Spring is here, and with it, crocus buds, blustering winds and college decisions from schools across the country. Brown offered admission to a mere 3.6% of its regular decision applicants and 5% of applicants overall for the class of 2026. Applications were at an all-time high this year, breaking the record set the year before. Thinking back to my own application process, I’m reminded of the one phrase I saw again and again, in rejection and acceptance letters alike: “This was the most competitive year ever.” It was meant to soothe me when I did not gain entry to a particular school or to boost my ego when I did. But there’s something deeper, and more concerning, about the sentiment.
This kind of language, and the language we use to talk about college admissions and success in college more broadly, centers on competition and exclusivity. The value of enrolling at a school like Brown isn’t just based on tangible academic, social and professional opportunities, but also on how many others do not have access to those same resources. Comparing percentages and rankings turns education into a competition, leading us to revel in creating hierarchies and commodifying what is meant to be an experience. Selectivity should not be a point of pride but rather a sign of failure — the failure of a culture of higher education that prioritizes prestige over what a school can offer.

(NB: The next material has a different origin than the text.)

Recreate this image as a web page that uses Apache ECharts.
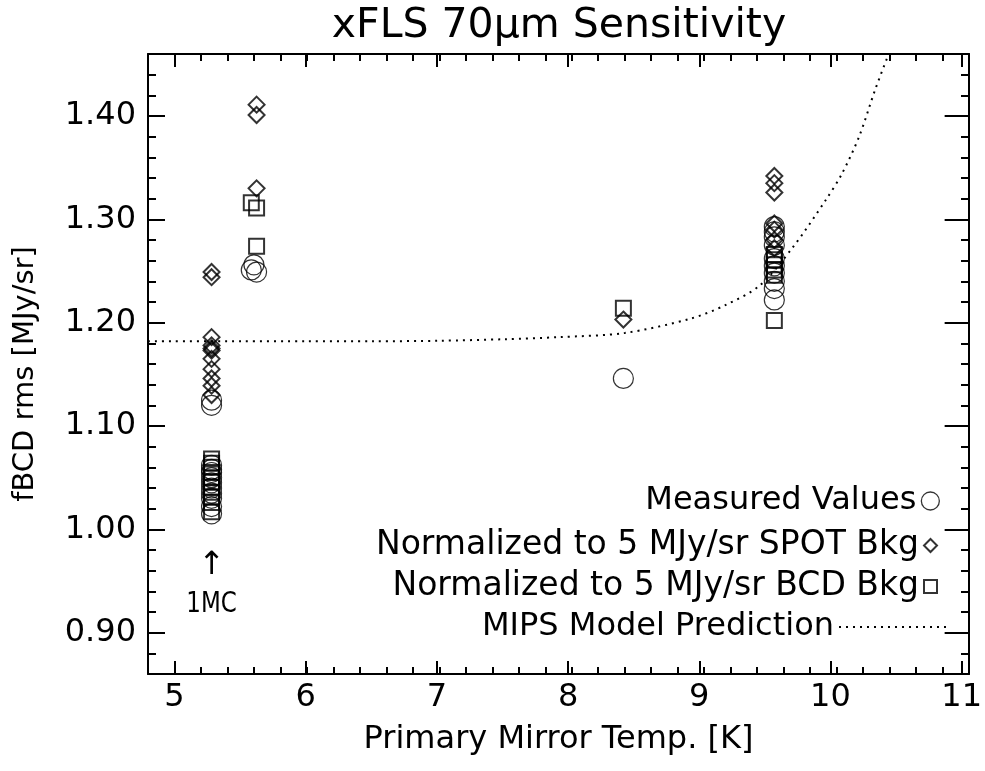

In recent years, there has been much talk about a so-called crisis in higher education. There are a swelling number of college applications — an increase of over 150% over the past two decades — and a slowly growing number of seats at selective institutions across the country. COVID-19 exacerbated this trend dramatically: With college tours canceled and standardized tests made optional, applicant pools increased across the board. There were 9% more applications to Brown this year than in 2020, which saw 27% more applications than 2019. Applying to college seems increasingly like playing a game of musical chairs with more and more players vying for the same spots when the music stops. But this perception could not be further from the truth. As Professor of Practice at Arizona State University Jeffrey Selingo notes, “selectivity is something of an illusion.” It’s true that applications to the “most selective colleges” in the U.S. have increased by 25% in the past two years and freshman classes have seldom expanded to accommodate them. But there are not five or fifty, but hundreds of colleges across the country that, like Brown, boast high quality academics, an abundance of community resources and dedicated faculty.
Yet, these schools are seen by many applicants as less desirable. What sets so-called “elite” colleges apart in the cultural imagination is eliteness itself. Prestige has less to do with the college experience or a student’s personal fit and more to do with selective admissions and post-graduation status — and its importance is only growing. The proportion of students who perceive a college’s reputation as “very important” when choosing a school has reached record highs in the past few years, according to surveys from UCLA’s Higher Education Research Institute. But selectivity and prestige have little relation to any given school’s opportunities for learning and self-actualization. Rather, they speak to an image of success based on hierarchy and exclusion of others. And what’s worrying is that schools may tend to embrace this mindset. Inside Higher Ed’s Jim Jump says, “At some point low admit rates changed from being a by-product of success to a metric of success and ultimately became the goal of the admissions process itself.”
Like many other selective colleges, Brown’s admissions have become steadily more competitive over time. In just 10 years, the University’s overall acceptance rate dropped from 13.71% in 2012 to the 5% we saw this spring. In an interview with The Herald, Dean of Admission Logan Powell noted that, “the difficult position of having to share bad news … gets more and more difficult each year.” Admissions officers, at Brown and elsewhere, may lament the difficulty of rejecting exceptional applicants, but by highlighting low acceptance rates in their own promotional material, they continue to reinforce their importance.
I know that after confirming my enrollment I was happy to never have to worry about personal statements or Common App activity descriptions ever again. And yet, a year later, I’ve come to realize that reflecting on admissions is important. The admissions process is where Brown practices its institutional values most meaningfully by actually creating its student body. In choosing not only who to accept but how to advertise and conduct its admissions, the school sends a message about its vision for how knowledge and power should be built, informed and exchanged. Brown’s commitment to academic exploration and “service to the public good” feels incompatible with a world where people believe the school on your degree determines your potential and overpowers the substance of your education.
Of course, despite all the issues that exist with the current system, college admissions cannot and should not not be a free-for-all. There will always simply be more applicants than spaces at Brown and there has to be some process to discern which students are a good fit for the school. Likewise, certain schools will always draw in more applications than others. But if we name extreme selectivity in admissions as a problem rather than a triumph, we can begin to conceptualize how to make the system feel more like an affirming choice for students rather than a scramble for the limited seats at top schools. The reframing of “highly selective” schools as “highly rejective” is one simple but powerful way of calling out the elitism in low acceptance rates as we work toward remedying it. The issue of rejectivity is deep, long-standing and will require measures such as expanding class sizes or reallocating resources to colleges that are looking to increase enrollment. But many of these conversations must also happen at the level of the individual university. At Brown, groups like Students for Educational Equity and new initiatives like the Student Admissions Oversight Committee can play a crucial role in influencing admissions policy and connecting administrative practices to the voices and values of the student body, rather than having admissions be built solely on competition.